* BEGIN Source data *

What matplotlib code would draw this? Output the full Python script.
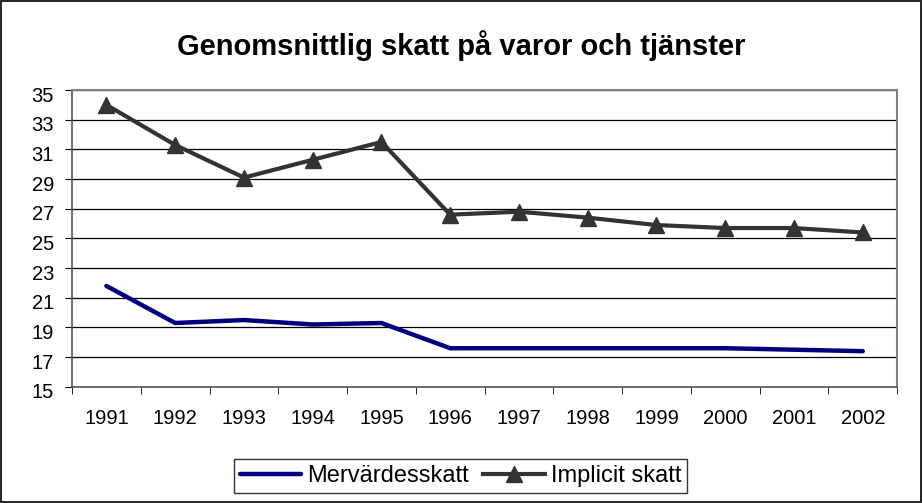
import matplotlib.pyplot as plt
from matplotlib.patches import Rectangle
from matplotlib.transforms import ScaledTranslation

years = ['1991', '1992', '1993', '1994', '1995', '1996', '1997', '1998', '1999', '2000', '2001', '2002']
mervardesskatt = [21.8, 19.3, 19.5, 19.2, 19.3, 17.6, 17.6, 17.6, 17.6, 17.6, 17.5, 17.4]
implicit_skatt = [34.0, 31.3, 29.1, 30.3, 31.5, 26.6, 26.8, 26.4, 25.9, 25.7, 25.7, 25.4]
title = 'Genomsnittlig skatt på varor och tjänster'

plt.rcParams['font.family'] = ['Liberation Sans', 'DejaVu Sans']

fig = plt.figure(figsize=(9.23, 5.03), dpi=100)
ax = fig.add_axes([0.078, 0.231, 0.894, 0.590])

x = list(range(len(years)))
ax.plot(x, mervardesskatt, color='#000080', lw=3.2, label='Mervärdesskatt',
        solid_capstyle='round')
ax.plot(x, implicit_skatt, color='#333333', lw=3.0, marker='^', markersize=12,
        label='Implicit skatt')

ax.set_xlim(-0.5, len(years) - 0.5)
ax.set_ylim(15, 35)
ax.set_yticks(range(15, 36, 2))
ax.set_xticks(x)
ax.set_xticklabels(years)
ax.set_xticks([i - 0.5 for i in range(len(years) + 1)], minor=True)
ax.tick_params(axis='x', which='major', length=0, pad=16, labelsize=14.5)
ax.tick_params(axis='x', which='minor', length=5, direction='out', color='black')
ax.tick_params(axis='y', length=5, direction='out', labelsize=14.5, pad=8)
ax.grid(axis='y', color='black', lw=0.9)
ax.set_axisbelow(True)
for side in ['top', 'right']:
    ax.spines[side].set_color('#808080')
    ax.spines[side].set_linewidth(1.5)
for side in ['left', 'bottom']:
    ax.spines[side].set_color('#555555')
    ax.spines[side].set_linewidth(1.2)

# excel puts the y labels a bit under the gridline
shift = ScaledTranslation(0, -4 / 100, fig.dpi_scale_trans)
for lbl in ax.get_yticklabels():
    lbl.set_transform(lbl.get_transform() + shift)

fig.text(0.5, 0.8907, title, ha='center', va='baseline', fontsize=21, fontweight='bold')

leg = fig.legend(loc='center', bbox_to_anchor=(0.499, 0.0537), ncol=2, fontsize=17,
                 frameon=True, fancybox=False, edgecolor='black', handlelength=2.6,
                 handletextpad=0.25, columnspacing=0.6, borderpad=0.25)
leg.get_frame().set_linewidth(1.0)

fig.patches.append(Rectangle((0.001, 0.002), 0.997, 0.996, transform=fig.transFigure,
                             fill=False, edgecolor='black', lw=1.2))

fig.savefig('out.png', dpi=100)
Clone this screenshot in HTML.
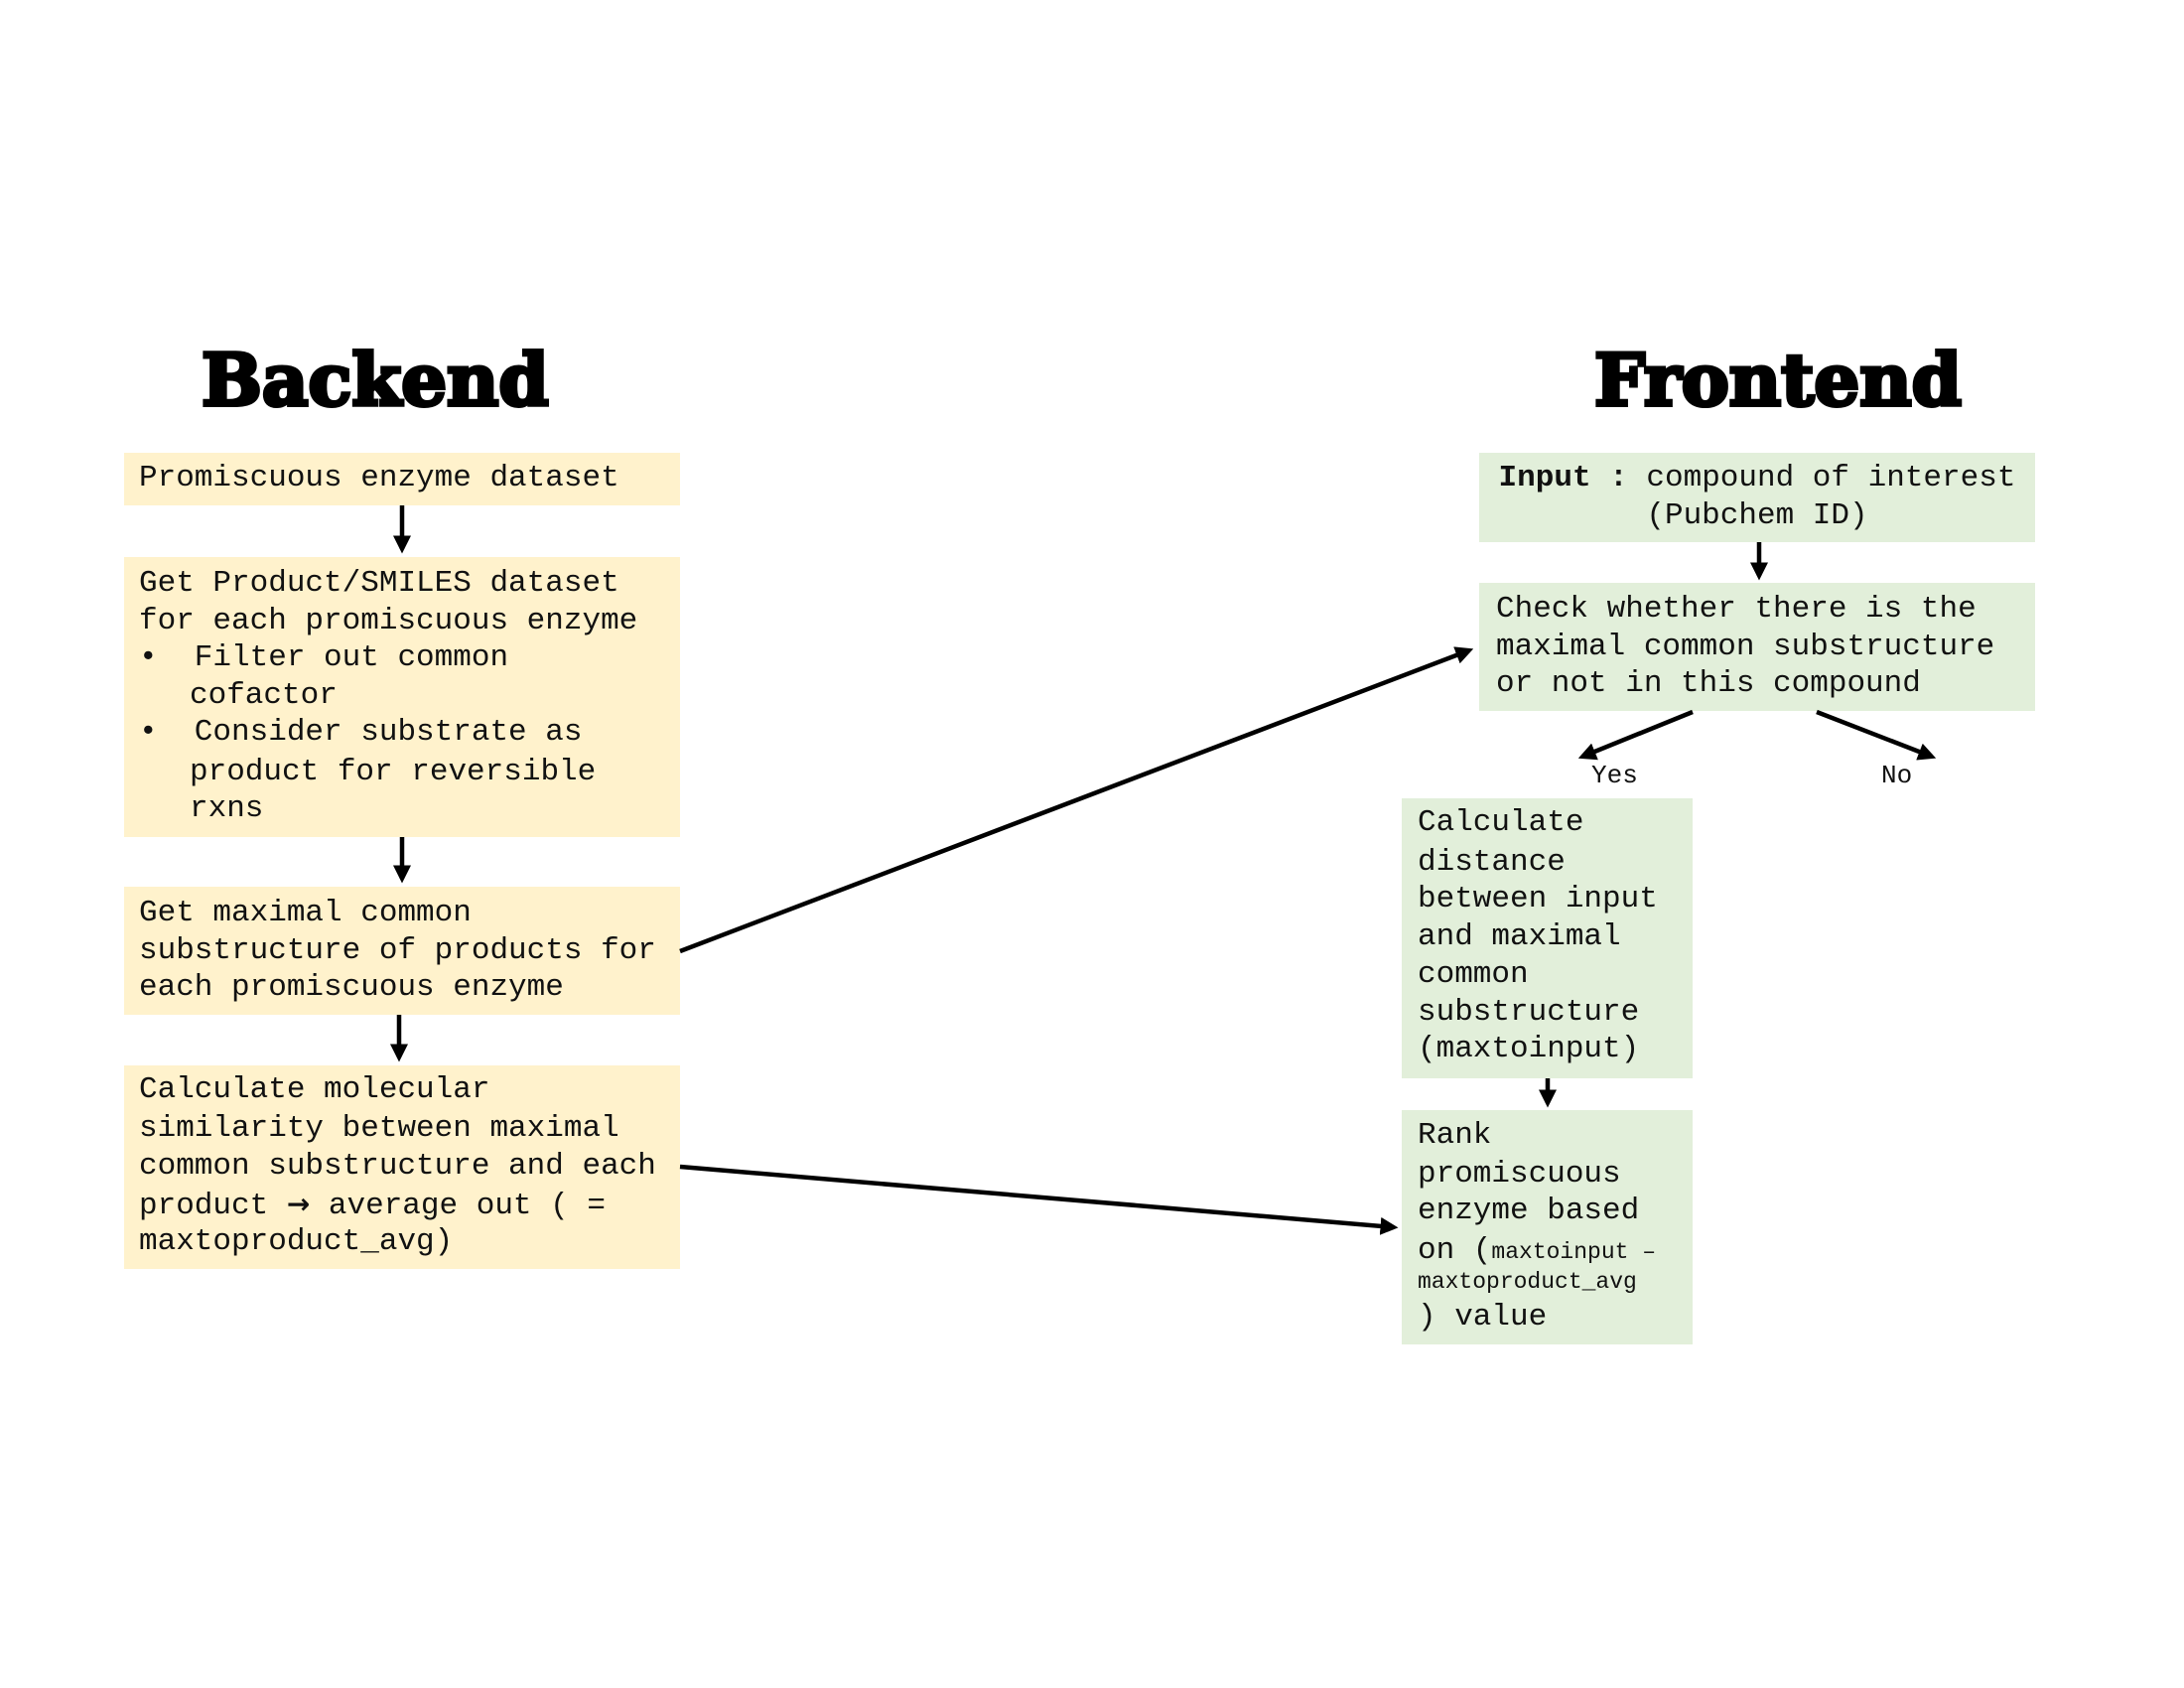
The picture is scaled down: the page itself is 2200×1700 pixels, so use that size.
<!DOCTYPE html>
<html><head><meta charset="utf-8"><style>
body{margin:0;width:2200px;height:1700px;background:#fff;position:relative;overflow:hidden;font-family:"Liberation Mono",monospace;}
.b{position:absolute;}
.y{background:#fff2cc;}
.g{background:#e2efda;}
.l{position:absolute;font-size:31px;line-height:38px;height:38px;white-space:pre;color:#111;}
.t{position:absolute;font-family:"DejaVu Serif","Liberation Serif",serif;font-weight:900;font-size:72px;line-height:90px;white-space:nowrap;color:#000;-webkit-text-stroke:4px #000;}
.s{font-size:23px;}
</style></head><body>
<div class="t" style="left:203px;top:338px;">Backend</div>
<div class="t" style="left:1606px;top:338px;">Frontend</div>

<div class="b y" style="left:125px;top:456px;width:560px;height:53px"></div>
<div class="b y" style="left:125px;top:561px;width:560px;height:282px"></div>
<div class="b y" style="left:125px;top:893px;width:560px;height:129px"></div>
<div class="b y" style="left:125px;top:1073px;width:560px;height:205px"></div>

<div class="b g" style="left:1490px;top:456px;width:560px;height:90px"></div>
<div class="b g" style="left:1490px;top:587px;width:560px;height:129px"></div>
<div class="b g" style="left:1412px;top:804px;width:293px;height:282px"></div>
<div class="b g" style="left:1412px;top:1118px;width:293px;height:236px"></div>

<div class="l" style="left:140px;top:463px">Promiscuous enzyme dataset</div>

<div class="l" style="left:140px;top:569px">Get Product/SMILES dataset</div>
<div class="l" style="left:140px;top:607px">for each promiscuous enzyme</div>
<div class="l" style="left:140px;top:644px">•  Filter out common</div>
<div class="l" style="left:191px;top:682px">cofactor</div>
<div class="l" style="left:140px;top:719px">•  Consider substrate as</div>
<div class="l" style="left:191px;top:759px">product for reversible</div>
<div class="l" style="left:191px;top:796px">rxns</div>

<div class="l" style="left:140px;top:901px">Get maximal common</div>
<div class="l" style="left:140px;top:939px">substructure of products for</div>
<div class="l" style="left:140px;top:976px">each promiscuous enzyme</div>

<div class="l" style="left:140px;top:1079px">Calculate molecular</div>
<div class="l" style="left:140px;top:1118px">similarity between maximal</div>
<div class="l" style="left:140px;top:1156px">common substructure and each</div>
<div class="l" style="left:140px;top:1194px">product <span style="font-family:'DejaVu Sans',sans-serif;font-weight:bold;font-size:28px">→</span> average out ( =</div>
<div class="l" style="left:140px;top:1232px">maxtoproduct_avg)</div>

<div class="l" style="left:1490px;width:560px;text-align:center;top:463px"><b>Input :</b> compound of interest</div>
<div class="l" style="left:1490px;width:560px;text-align:center;top:501px">(Pubchem ID)</div>

<div class="l" style="left:1507px;top:595px">Check whether there is the</div>
<div class="l" style="left:1507px;top:633px">maximal common substructure</div>
<div class="l" style="left:1507px;top:670px">or not in this compound</div>

<div class="l" style="left:1603px;top:762px;font-size:26px">Yes</div>
<div class="l" style="left:1895px;top:762px;font-size:26px">No</div>

<div class="l" style="left:1428px;top:810px">Calculate</div>
<div class="l" style="left:1428px;top:850px">distance</div>
<div class="l" style="left:1428px;top:887px">between input</div>
<div class="l" style="left:1428px;top:925px">and maximal</div>
<div class="l" style="left:1428px;top:963px">common</div>
<div class="l" style="left:1428px;top:1001px">substructure</div>
<div class="l" style="left:1428px;top:1038px">(maxtoinput)</div>

<div class="l" style="left:1428px;top:1125px">Rank</div>
<div class="l" style="left:1428px;top:1164px">promiscuous</div>
<div class="l" style="left:1428px;top:1201px">enzyme based</div>
<div class="l" style="left:1428px;top:1241px">on (<span class="s">maxtoinput –</span></div>
<div class="l s" style="left:1428px;top:1272px">maxtoproduct_avg</div>
<div class="l" style="left:1428px;top:1308px">) value</div>

<svg width="2200" height="1700" style="position:absolute;left:0;top:0">
<defs><marker id="a" markerWidth="4" markerHeight="4" refX="3" refY="2" orient="auto" markerUnits="strokeWidth"><path d="M0,0 L4,2 L0,4 z" fill="#000"/></marker></defs>
<g stroke="#000" stroke-width="4.5" fill="none" marker-end="url(#a)">
<line x1="405" y1="509" x2="405" y2="553"/>
<line x1="405" y1="843" x2="405" y2="885"/>
<line x1="402" y1="1022" x2="402" y2="1065"/>
<line x1="1772" y1="546" x2="1772" y2="580"/>
<line x1="1559" y1="1086" x2="1559" y2="1111"/>
<line x1="1705" y1="717" x2="1594" y2="762"/>
<line x1="1830" y1="717" x2="1946" y2="762"/>
<line x1="685" y1="958" x2="1480" y2="655"/>
<line x1="685" y1="1175" x2="1404" y2="1236"/>
</g></svg>
</body></html>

* END Source data *

Task directions: Do not include the images; transcribe the rest of the listing exactly.

Exercise solution:
What matplotlib code would draw this? Output the full Python script.
import matplotlib.pyplot as plt
from matplotlib.patches import Rectangle
from matplotlib.transforms import ScaledTranslation

years = ['1991', '1992', '1993', '1994', '1995', '1996', '1997', '1998', '1999', '2000', '2001', '2002']
mervardesskatt = [21.8, 19.3, 19.5, 19.2, 19.3, 17.6, 17.6, 17.6, 17.6, 17.6, 17.5, 17.4]
implicit_skatt = [34.0, 31.3, 29.1, 30.3, 31.5, 26.6, 26.8, 26.4, 25.9, 25.7, 25.7, 25.4]
title = 'Genomsnittlig skatt på varor och tjänster'

plt.rcParams['font.family'] = ['Liberation Sans', 'DejaVu Sans']

fig = plt.figure(figsize=(9.23, 5.03), dpi=100)
ax = fig.add_axes([0.078, 0.231, 0.894, 0.590])

x = list(range(len(years)))
ax.plot(x, mervardesskatt, color='#000080', lw=3.2, label='Mervärdesskatt',
        solid_capstyle='round')
ax.plot(x, implicit_skatt, color='#333333', lw=3.0, marker='^', markersize=12,
        label='Implicit skatt')

ax.set_xlim(-0.5, len(years) - 0.5)
ax.set_ylim(15, 35)
ax.set_yticks(range(15, 36, 2))
ax.set_xticks(x)
ax.set_xticklabels(years)
ax.set_xticks([i - 0.5 for i in range(len(years) + 1)], minor=True)
ax.tick_params(axis='x', which='major', length=0, pad=16, labelsize=14.5)
ax.tick_params(axis='x', which='minor', length=5, direction='out', color='black')
ax.tick_params(axis='y', length=5, direction='out', labelsize=14.5, pad=8)
ax.grid(axis='y', color='black', lw=0.9)
ax.set_axisbelow(True)
for side in ['top', 'right']:
    ax.spines[side].set_color('#808080')
    ax.spines[side].set_linewidth(1.5)
for side in ['left', 'bottom']:
    ax.spines[side].set_color('#555555')
    ax.spines[side].set_linewidth(1.2)

# excel puts the y labels a bit under the gridline
shift = ScaledTranslation(0, -4 / 100, fig.dpi_scale_trans)
for lbl in ax.get_yticklabels():
    lbl.set_transform(lbl.get_transform() + shift)

fig.text(0.5, 0.8907, title, ha='center', va='baseline', fontsize=21, fontweight='bold')

leg = fig.legend(loc='center', bbox_to_anchor=(0.499, 0.0537), ncol=2, fontsize=17,
                 frameon=True, fancybox=False, edgecolor='black', handlelength=2.6,
                 handletextpad=0.25, columnspacing=0.6, borderpad=0.25)
leg.get_frame().set_linewidth(1.0)

fig.patches.append(Rectangle((0.001, 0.002), 0.997, 0.996, transform=fig.transFigure,
                             fill=False, edgecolor='black', lw=1.2))

fig.savefig('out.png', dpi=100)
Clone this screenshot in HTML.
The picture is scaled down: the page itself is 2200×1700 pixels, so use that size.
<!DOCTYPE html>
<html><head><meta charset="utf-8"><style>
body{margin:0;width:2200px;height:1700px;background:#fff;position:relative;overflow:hidden;font-family:"Liberation Mono",monospace;}
.b{position:absolute;}
.y{background:#fff2cc;}
.g{background:#e2efda;}
.l{position:absolute;font-size:31px;line-height:38px;height:38px;white-space:pre;color:#111;}
.t{position:absolute;font-family:"DejaVu Serif","Liberation Serif",serif;font-weight:900;font-size:72px;line-height:90px;white-space:nowrap;color:#000;-webkit-text-stroke:4px #000;}
.s{font-size:23px;}
</style></head><body>
<div class="t" style="left:203px;top:338px;">Backend</div>
<div class="t" style="left:1606px;top:338px;">Frontend</div>

<div class="b y" style="left:125px;top:456px;width:560px;height:53px"></div>
<div class="b y" style="left:125px;top:561px;width:560px;height:282px"></div>
<div class="b y" style="left:125px;top:893px;width:560px;height:129px"></div>
<div class="b y" style="left:125px;top:1073px;width:560px;height:205px"></div>

<div class="b g" style="left:1490px;top:456px;width:560px;height:90px"></div>
<div class="b g" style="left:1490px;top:587px;width:560px;height:129px"></div>
<div class="b g" style="left:1412px;top:804px;width:293px;height:282px"></div>
<div class="b g" style="left:1412px;top:1118px;width:293px;height:236px"></div>

<div class="l" style="left:140px;top:463px">Promiscuous enzyme dataset</div>

<div class="l" style="left:140px;top:569px">Get Product/SMILES dataset</div>
<div class="l" style="left:140px;top:607px">for each promiscuous enzyme</div>
<div class="l" style="left:140px;top:644px">•  Filter out common</div>
<div class="l" style="left:191px;top:682px">cofactor</div>
<div class="l" style="left:140px;top:719px">•  Consider substrate as</div>
<div class="l" style="left:191px;top:759px">product for reversible</div>
<div class="l" style="left:191px;top:796px">rxns</div>

<div class="l" style="left:140px;top:901px">Get maximal common</div>
<div class="l" style="left:140px;top:939px">substructure of products for</div>
<div class="l" style="left:140px;top:976px">each promiscuous enzyme</div>

<div class="l" style="left:140px;top:1079px">Calculate molecular</div>
<div class="l" style="left:140px;top:1118px">similarity between maximal</div>
<div class="l" style="left:140px;top:1156px">common substructure and each</div>
<div class="l" style="left:140px;top:1194px">product <span style="font-family:'DejaVu Sans',sans-serif;font-weight:bold;font-size:28px">→</span> average out ( =</div>
<div class="l" style="left:140px;top:1232px">maxtoproduct_avg)</div>

<div class="l" style="left:1490px;width:560px;text-align:center;top:463px"><b>Input :</b> compound of interest</div>
<div class="l" style="left:1490px;width:560px;text-align:center;top:501px">(Pubchem ID)</div>

<div class="l" style="left:1507px;top:595px">Check whether there is the</div>
<div class="l" style="left:1507px;top:633px">maximal common substructure</div>
<div class="l" style="left:1507px;top:670px">or not in this compound</div>

<div class="l" style="left:1603px;top:762px;font-size:26px">Yes</div>
<div class="l" style="left:1895px;top:762px;font-size:26px">No</div>

<div class="l" style="left:1428px;top:810px">Calculate</div>
<div class="l" style="left:1428px;top:850px">distance</div>
<div class="l" style="left:1428px;top:887px">between input</div>
<div class="l" style="left:1428px;top:925px">and maximal</div>
<div class="l" style="left:1428px;top:963px">common</div>
<div class="l" style="left:1428px;top:1001px">substructure</div>
<div class="l" style="left:1428px;top:1038px">(maxtoinput)</div>

<div class="l" style="left:1428px;top:1125px">Rank</div>
<div class="l" style="left:1428px;top:1164px">promiscuous</div>
<div class="l" style="left:1428px;top:1201px">enzyme based</div>
<div class="l" style="left:1428px;top:1241px">on (<span class="s">maxtoinput –</span></div>
<div class="l s" style="left:1428px;top:1272px">maxtoproduct_avg</div>
<div class="l" style="left:1428px;top:1308px">) value</div>

<svg width="2200" height="1700" style="position:absolute;left:0;top:0">
<defs><marker id="a" markerWidth="4" markerHeight="4" refX="3" refY="2" orient="auto" markerUnits="strokeWidth"><path d="M0,0 L4,2 L0,4 z" fill="#000"/></marker></defs>
<g stroke="#000" stroke-width="4.5" fill="none" marker-end="url(#a)">
<line x1="405" y1="509" x2="405" y2="553"/>
<line x1="405" y1="843" x2="405" y2="885"/>
<line x1="402" y1="1022" x2="402" y2="1065"/>
<line x1="1772" y1="546" x2="1772" y2="580"/>
<line x1="1559" y1="1086" x2="1559" y2="1111"/>
<line x1="1705" y1="717" x2="1594" y2="762"/>
<line x1="1830" y1="717" x2="1946" y2="762"/>
<line x1="685" y1="958" x2="1480" y2="655"/>
<line x1="685" y1="1175" x2="1404" y2="1236"/>
</g></svg>
</body></html>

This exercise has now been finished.